▶ **WORK REQUIRED**
Take the lines from the top down to and including the one with "const yTicks = [0, 20, 40, 60, 80, 100];" and repeat them exactly. Omit images.

▶ **SUPPLIED RECORDS**
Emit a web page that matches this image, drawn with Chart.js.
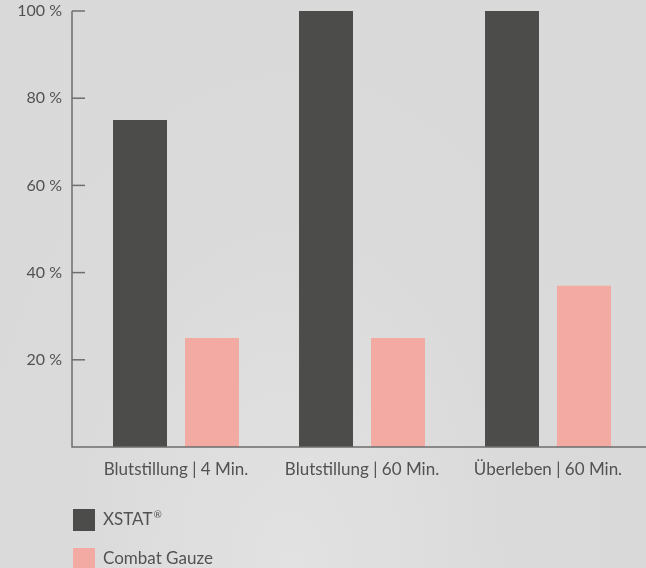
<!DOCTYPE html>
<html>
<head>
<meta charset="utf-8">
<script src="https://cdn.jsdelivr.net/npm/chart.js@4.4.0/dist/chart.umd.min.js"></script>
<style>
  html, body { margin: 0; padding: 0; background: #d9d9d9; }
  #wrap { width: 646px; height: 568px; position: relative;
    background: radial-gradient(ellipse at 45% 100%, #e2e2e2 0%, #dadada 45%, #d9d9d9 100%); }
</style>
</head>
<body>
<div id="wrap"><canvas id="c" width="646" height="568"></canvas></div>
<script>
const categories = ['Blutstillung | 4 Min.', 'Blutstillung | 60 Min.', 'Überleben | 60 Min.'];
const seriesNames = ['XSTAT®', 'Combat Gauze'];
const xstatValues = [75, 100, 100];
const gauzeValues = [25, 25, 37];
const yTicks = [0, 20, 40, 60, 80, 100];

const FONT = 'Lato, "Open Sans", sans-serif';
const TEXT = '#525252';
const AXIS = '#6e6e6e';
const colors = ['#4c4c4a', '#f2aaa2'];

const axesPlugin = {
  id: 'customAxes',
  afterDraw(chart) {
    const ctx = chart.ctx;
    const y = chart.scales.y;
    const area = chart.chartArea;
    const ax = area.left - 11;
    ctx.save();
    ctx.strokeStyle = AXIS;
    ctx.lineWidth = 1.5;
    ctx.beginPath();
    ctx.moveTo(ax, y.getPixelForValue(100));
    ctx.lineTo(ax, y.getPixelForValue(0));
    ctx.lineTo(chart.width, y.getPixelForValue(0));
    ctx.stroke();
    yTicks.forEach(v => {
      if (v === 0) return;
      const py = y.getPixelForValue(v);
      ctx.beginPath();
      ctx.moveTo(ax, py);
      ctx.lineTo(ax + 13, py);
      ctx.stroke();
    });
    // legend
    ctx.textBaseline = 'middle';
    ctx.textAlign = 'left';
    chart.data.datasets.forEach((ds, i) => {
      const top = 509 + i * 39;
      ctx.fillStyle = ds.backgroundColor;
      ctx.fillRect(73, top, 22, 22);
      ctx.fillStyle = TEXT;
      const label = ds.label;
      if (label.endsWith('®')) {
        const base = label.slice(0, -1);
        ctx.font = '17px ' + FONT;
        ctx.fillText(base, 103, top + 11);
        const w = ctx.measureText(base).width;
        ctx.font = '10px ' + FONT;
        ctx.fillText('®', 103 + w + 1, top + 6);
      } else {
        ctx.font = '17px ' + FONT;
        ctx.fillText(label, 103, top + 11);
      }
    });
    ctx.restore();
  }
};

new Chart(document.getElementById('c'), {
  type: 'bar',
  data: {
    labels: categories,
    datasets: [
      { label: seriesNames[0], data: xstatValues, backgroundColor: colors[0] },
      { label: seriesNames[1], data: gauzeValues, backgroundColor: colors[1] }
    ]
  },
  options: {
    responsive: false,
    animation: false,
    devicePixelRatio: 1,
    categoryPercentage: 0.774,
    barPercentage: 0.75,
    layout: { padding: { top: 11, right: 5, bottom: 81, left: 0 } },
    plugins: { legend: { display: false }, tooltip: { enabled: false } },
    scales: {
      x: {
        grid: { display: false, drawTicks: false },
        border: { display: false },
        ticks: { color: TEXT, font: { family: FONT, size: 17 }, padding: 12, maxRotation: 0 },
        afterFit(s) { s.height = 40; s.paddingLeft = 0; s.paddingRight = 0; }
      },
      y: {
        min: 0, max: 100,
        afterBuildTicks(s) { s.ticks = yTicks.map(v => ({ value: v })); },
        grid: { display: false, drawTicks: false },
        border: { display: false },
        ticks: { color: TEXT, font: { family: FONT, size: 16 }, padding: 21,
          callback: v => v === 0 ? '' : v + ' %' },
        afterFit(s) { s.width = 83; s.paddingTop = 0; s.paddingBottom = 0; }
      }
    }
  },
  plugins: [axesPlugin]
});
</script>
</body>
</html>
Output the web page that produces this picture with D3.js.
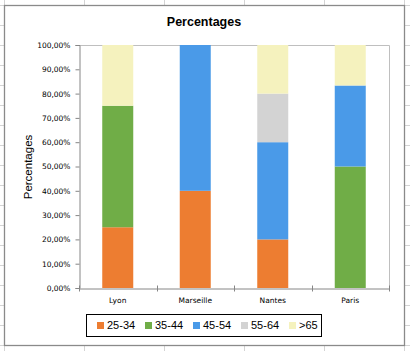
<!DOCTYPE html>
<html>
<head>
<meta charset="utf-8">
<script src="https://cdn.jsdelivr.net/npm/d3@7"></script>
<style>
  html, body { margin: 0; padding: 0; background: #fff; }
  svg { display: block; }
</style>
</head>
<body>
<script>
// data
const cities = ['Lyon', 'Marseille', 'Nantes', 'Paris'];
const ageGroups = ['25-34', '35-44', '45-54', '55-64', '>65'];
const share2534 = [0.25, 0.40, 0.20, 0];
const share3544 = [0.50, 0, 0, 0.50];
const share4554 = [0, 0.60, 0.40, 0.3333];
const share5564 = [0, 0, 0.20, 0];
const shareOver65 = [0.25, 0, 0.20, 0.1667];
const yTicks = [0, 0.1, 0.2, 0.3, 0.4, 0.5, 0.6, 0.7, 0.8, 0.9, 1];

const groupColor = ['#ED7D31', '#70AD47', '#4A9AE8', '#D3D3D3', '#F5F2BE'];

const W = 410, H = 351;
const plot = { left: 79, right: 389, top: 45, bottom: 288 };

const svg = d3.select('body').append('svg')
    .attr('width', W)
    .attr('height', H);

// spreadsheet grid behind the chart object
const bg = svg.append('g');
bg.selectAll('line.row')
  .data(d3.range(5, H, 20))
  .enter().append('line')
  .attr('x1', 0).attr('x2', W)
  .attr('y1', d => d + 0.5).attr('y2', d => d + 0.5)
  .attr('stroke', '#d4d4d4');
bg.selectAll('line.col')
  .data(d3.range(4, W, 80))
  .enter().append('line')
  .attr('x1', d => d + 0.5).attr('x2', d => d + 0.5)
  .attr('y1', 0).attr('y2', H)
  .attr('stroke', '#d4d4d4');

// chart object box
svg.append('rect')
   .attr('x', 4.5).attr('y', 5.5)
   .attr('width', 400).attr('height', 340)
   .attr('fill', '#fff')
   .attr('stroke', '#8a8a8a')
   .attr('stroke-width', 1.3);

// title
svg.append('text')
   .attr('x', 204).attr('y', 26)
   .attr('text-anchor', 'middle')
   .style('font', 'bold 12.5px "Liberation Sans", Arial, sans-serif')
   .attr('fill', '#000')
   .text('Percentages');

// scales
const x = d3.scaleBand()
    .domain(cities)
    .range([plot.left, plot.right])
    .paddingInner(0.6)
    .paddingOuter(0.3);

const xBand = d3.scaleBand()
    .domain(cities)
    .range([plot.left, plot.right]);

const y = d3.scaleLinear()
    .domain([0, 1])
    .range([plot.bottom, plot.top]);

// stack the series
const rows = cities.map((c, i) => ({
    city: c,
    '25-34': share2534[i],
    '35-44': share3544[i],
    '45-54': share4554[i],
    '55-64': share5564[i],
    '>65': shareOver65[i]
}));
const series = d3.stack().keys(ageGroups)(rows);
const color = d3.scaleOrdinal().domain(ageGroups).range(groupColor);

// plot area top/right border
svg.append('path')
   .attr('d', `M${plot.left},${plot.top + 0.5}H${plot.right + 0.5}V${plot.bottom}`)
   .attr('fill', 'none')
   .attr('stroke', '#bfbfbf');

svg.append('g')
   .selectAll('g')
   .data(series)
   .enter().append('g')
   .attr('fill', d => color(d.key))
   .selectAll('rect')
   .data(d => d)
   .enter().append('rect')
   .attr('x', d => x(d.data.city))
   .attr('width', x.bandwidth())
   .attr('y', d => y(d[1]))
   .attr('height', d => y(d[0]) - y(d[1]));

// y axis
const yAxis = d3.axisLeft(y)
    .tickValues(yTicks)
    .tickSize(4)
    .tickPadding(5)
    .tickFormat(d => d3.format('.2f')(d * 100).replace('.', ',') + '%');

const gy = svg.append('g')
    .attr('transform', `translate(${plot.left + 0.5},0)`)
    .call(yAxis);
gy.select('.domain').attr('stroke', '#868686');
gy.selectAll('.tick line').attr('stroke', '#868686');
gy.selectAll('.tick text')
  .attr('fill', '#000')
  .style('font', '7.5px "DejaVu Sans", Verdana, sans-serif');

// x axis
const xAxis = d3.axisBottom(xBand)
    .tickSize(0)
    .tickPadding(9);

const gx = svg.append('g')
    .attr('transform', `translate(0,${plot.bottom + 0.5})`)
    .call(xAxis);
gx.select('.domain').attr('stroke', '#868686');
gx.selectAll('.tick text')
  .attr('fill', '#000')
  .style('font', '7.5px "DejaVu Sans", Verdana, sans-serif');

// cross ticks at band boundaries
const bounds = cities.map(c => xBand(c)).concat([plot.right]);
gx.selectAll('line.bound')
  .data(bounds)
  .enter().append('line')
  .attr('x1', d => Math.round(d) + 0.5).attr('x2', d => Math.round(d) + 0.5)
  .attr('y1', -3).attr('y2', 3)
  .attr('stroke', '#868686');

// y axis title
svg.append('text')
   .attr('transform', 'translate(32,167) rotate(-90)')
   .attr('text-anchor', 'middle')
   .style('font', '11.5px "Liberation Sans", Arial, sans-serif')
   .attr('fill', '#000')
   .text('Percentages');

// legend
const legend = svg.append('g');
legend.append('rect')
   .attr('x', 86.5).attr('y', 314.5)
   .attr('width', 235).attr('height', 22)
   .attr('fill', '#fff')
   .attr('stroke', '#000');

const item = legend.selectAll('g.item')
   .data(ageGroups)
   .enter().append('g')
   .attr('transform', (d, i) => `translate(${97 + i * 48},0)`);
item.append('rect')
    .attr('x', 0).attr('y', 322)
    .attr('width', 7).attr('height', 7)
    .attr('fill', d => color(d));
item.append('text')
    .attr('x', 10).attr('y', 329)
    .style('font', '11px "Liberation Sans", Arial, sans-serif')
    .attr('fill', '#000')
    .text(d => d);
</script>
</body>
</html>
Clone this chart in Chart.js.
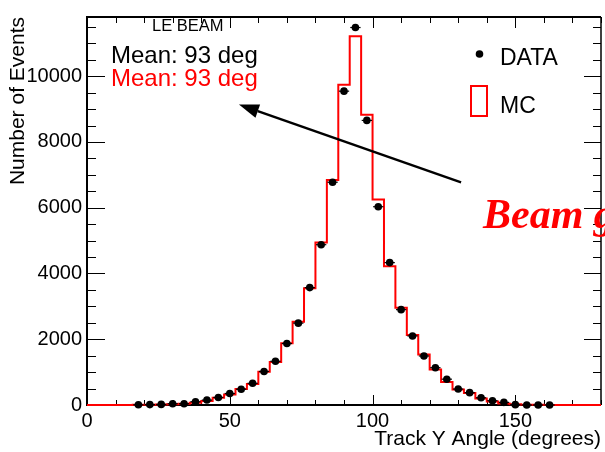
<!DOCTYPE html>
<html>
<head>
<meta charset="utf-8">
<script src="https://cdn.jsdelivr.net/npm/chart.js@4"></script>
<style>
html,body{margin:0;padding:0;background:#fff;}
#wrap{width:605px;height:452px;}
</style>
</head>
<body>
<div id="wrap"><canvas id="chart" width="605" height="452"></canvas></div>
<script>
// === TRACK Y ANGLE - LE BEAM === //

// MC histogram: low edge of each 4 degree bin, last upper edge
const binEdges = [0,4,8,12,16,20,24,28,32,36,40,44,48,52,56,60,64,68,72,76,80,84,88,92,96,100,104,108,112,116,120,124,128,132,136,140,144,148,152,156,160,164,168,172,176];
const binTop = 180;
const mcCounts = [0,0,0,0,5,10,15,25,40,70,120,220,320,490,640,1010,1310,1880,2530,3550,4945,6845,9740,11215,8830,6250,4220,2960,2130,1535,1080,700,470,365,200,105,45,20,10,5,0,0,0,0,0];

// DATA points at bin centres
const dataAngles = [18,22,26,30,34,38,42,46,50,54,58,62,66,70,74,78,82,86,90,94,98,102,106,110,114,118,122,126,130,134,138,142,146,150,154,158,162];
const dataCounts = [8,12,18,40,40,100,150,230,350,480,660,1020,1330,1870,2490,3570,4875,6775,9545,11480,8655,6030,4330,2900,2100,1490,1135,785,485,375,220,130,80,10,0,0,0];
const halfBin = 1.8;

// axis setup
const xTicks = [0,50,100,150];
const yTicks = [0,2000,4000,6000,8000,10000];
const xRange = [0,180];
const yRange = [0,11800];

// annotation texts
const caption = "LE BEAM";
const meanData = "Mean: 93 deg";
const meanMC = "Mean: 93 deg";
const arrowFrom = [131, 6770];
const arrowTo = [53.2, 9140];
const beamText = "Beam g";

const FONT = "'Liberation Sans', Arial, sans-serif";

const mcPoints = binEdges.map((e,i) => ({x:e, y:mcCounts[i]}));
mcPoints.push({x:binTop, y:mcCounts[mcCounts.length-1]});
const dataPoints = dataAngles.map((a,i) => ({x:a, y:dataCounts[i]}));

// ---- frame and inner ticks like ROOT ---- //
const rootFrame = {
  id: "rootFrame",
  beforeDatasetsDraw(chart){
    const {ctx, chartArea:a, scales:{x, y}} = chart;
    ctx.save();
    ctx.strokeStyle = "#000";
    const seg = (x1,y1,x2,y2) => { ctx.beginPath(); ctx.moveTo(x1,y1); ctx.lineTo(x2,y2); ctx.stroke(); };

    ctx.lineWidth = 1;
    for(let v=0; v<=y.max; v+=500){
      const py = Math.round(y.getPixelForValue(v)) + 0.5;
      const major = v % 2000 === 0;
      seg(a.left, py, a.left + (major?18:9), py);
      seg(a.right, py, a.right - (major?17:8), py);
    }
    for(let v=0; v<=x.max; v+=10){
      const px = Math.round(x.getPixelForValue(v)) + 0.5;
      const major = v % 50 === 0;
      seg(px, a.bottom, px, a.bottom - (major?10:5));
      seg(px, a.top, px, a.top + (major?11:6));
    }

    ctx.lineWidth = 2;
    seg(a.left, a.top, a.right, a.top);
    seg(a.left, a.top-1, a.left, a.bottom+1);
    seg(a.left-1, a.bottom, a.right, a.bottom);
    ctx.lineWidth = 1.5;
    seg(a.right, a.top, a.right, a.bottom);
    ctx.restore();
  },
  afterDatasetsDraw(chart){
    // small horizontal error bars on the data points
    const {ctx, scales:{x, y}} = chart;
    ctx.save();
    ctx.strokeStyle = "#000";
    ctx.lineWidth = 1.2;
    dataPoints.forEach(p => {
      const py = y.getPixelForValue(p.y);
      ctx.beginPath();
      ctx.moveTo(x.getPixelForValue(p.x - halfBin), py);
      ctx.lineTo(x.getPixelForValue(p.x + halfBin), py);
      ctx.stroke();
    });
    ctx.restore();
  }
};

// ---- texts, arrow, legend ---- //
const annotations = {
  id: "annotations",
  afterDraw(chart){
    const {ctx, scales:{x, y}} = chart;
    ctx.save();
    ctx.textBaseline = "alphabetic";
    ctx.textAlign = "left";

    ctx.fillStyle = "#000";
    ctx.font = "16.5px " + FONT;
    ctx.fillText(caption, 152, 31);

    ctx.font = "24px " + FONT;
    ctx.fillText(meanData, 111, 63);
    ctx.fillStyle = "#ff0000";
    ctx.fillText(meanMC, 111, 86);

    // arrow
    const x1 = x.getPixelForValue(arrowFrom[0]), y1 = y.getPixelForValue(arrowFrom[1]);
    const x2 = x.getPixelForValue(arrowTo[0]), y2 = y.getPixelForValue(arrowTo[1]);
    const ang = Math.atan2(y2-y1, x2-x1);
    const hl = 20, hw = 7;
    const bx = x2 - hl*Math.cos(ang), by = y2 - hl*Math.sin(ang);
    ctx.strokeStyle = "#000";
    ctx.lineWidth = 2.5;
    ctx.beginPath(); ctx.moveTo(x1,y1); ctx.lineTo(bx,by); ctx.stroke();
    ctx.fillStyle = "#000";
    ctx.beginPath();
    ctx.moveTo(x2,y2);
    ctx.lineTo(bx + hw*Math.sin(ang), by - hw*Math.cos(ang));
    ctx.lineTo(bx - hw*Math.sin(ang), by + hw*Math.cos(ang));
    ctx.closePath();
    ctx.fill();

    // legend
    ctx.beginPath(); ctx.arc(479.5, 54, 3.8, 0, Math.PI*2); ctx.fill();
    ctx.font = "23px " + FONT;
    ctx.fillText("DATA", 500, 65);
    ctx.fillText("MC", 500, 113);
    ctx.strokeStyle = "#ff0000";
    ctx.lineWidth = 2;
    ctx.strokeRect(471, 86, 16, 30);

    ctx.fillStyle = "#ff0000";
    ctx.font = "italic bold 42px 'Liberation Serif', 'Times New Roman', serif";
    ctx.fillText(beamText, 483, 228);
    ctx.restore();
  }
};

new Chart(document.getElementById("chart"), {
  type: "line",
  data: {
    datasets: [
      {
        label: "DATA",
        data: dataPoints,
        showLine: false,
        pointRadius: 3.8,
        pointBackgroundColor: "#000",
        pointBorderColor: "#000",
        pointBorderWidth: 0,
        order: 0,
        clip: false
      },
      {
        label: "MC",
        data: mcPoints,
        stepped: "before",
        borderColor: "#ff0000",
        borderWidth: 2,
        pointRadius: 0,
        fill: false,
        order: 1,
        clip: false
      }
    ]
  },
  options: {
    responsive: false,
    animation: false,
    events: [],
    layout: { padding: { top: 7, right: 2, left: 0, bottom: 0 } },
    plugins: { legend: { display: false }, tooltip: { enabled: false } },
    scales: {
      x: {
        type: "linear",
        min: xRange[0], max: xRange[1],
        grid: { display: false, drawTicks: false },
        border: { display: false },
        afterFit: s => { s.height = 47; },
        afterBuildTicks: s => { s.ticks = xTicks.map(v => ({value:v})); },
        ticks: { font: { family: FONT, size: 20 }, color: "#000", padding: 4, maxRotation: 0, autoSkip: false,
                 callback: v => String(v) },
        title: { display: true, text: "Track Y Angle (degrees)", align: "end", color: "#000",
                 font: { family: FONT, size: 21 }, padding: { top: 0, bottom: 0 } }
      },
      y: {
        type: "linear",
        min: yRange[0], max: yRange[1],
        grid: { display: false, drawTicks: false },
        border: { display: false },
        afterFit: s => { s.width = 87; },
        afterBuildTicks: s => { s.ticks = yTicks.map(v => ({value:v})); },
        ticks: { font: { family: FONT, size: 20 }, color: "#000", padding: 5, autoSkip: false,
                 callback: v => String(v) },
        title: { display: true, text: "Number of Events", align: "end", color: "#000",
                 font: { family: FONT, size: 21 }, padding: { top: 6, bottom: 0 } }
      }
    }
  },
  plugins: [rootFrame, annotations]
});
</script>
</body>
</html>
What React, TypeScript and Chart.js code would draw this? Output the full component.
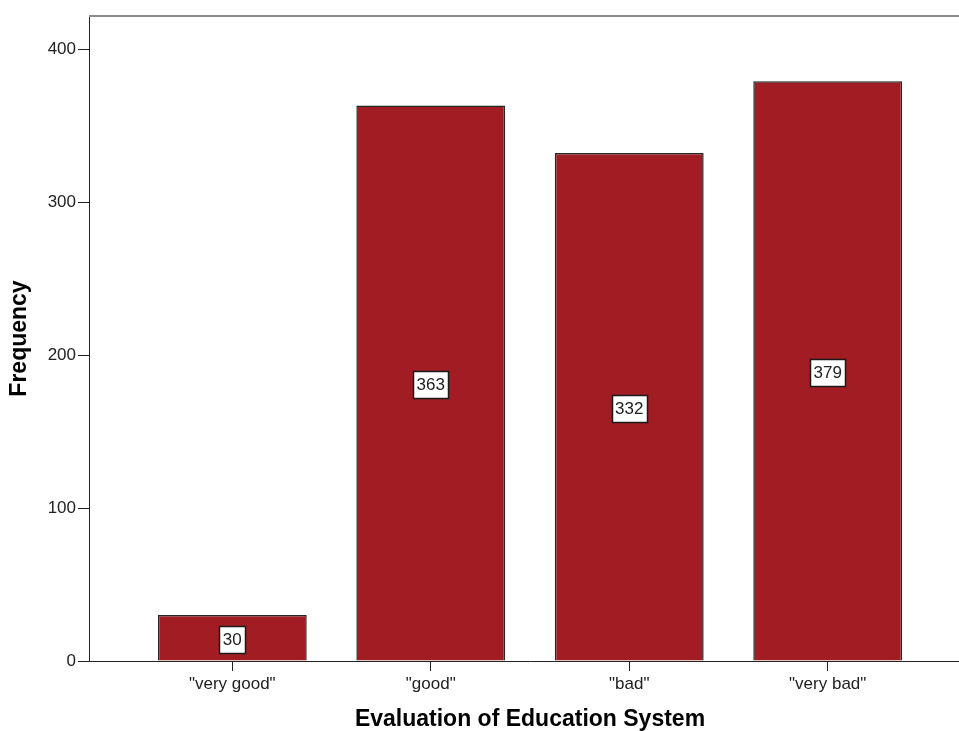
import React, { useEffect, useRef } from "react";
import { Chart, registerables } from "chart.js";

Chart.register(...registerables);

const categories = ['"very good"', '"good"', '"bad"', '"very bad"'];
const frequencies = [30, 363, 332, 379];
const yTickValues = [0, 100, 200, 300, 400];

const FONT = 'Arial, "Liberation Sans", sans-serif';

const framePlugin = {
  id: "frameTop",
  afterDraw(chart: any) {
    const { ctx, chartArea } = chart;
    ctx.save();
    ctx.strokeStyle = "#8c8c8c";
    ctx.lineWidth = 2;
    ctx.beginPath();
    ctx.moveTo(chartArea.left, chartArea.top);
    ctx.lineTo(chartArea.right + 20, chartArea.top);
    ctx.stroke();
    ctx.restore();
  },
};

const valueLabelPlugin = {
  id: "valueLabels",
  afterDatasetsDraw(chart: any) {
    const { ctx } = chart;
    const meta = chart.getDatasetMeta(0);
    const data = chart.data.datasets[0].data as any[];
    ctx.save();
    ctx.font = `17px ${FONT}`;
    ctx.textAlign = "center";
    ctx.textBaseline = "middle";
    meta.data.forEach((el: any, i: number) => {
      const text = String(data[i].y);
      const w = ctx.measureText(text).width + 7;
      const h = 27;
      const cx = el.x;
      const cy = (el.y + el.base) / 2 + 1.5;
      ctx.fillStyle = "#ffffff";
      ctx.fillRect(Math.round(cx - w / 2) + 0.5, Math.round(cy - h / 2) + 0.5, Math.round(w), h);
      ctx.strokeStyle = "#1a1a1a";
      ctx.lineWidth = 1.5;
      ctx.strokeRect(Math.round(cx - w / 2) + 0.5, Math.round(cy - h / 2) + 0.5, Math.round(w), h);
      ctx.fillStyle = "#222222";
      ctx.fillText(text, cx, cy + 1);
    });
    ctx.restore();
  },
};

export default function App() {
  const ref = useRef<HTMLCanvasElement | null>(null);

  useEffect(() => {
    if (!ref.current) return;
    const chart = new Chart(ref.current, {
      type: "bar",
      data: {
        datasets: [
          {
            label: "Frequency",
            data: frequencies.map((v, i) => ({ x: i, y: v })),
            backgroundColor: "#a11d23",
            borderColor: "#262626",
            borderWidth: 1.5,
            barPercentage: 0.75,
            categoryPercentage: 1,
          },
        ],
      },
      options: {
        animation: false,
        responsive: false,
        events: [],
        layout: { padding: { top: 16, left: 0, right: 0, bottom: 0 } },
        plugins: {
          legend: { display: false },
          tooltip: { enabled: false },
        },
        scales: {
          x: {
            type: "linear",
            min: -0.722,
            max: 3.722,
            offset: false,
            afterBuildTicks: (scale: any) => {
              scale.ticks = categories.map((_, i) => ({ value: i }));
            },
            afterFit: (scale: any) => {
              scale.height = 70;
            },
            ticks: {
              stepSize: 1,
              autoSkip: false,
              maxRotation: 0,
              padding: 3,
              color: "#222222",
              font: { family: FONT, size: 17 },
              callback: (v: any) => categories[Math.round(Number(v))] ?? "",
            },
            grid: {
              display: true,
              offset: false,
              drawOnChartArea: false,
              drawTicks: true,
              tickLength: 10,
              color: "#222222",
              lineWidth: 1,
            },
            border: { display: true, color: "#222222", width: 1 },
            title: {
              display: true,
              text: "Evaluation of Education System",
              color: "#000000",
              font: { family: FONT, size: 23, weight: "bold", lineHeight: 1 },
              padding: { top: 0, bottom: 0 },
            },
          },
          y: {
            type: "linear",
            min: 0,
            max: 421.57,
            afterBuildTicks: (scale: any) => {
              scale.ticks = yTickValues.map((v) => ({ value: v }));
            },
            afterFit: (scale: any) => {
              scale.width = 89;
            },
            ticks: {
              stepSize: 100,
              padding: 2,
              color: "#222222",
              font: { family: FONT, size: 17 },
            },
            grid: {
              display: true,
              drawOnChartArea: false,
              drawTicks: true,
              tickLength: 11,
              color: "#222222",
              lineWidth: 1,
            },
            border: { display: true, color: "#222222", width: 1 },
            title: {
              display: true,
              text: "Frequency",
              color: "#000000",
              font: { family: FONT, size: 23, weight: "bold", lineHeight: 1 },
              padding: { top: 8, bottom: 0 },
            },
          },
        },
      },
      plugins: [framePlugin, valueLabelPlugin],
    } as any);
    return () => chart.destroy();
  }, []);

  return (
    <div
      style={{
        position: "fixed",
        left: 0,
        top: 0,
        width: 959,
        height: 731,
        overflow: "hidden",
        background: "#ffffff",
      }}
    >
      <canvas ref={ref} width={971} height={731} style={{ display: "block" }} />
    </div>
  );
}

▶ **WRITTEN SOLUTION**
Emit a web page that matches this image, drawn with Chart.js.
<!DOCTYPE html>
<html>
<head>
<meta charset="utf-8">
<script src="https://cdn.jsdelivr.net/npm/chart.js@4.4.0/dist/chart.umd.min.js"></script>
<style>
  html, body { margin: 0; padding: 0; background: #d9d9d9; }
  #wrap { width: 646px; height: 568px; position: relative;
    background: radial-gradient(ellipse at 45% 100%, #e2e2e2 0%, #dadada 45%, #d9d9d9 100%); }
</style>
</head>
<body>
<div id="wrap"><canvas id="c" width="646" height="568"></canvas></div>
<script>
const categories = ['Blutstillung | 4 Min.', 'Blutstillung | 60 Min.', 'Überleben | 60 Min.'];
const seriesNames = ['XSTAT®', 'Combat Gauze'];
const xstatValues = [75, 100, 100];
const gauzeValues = [25, 25, 37];
const yTicks = [0, 20, 40, 60, 80, 100];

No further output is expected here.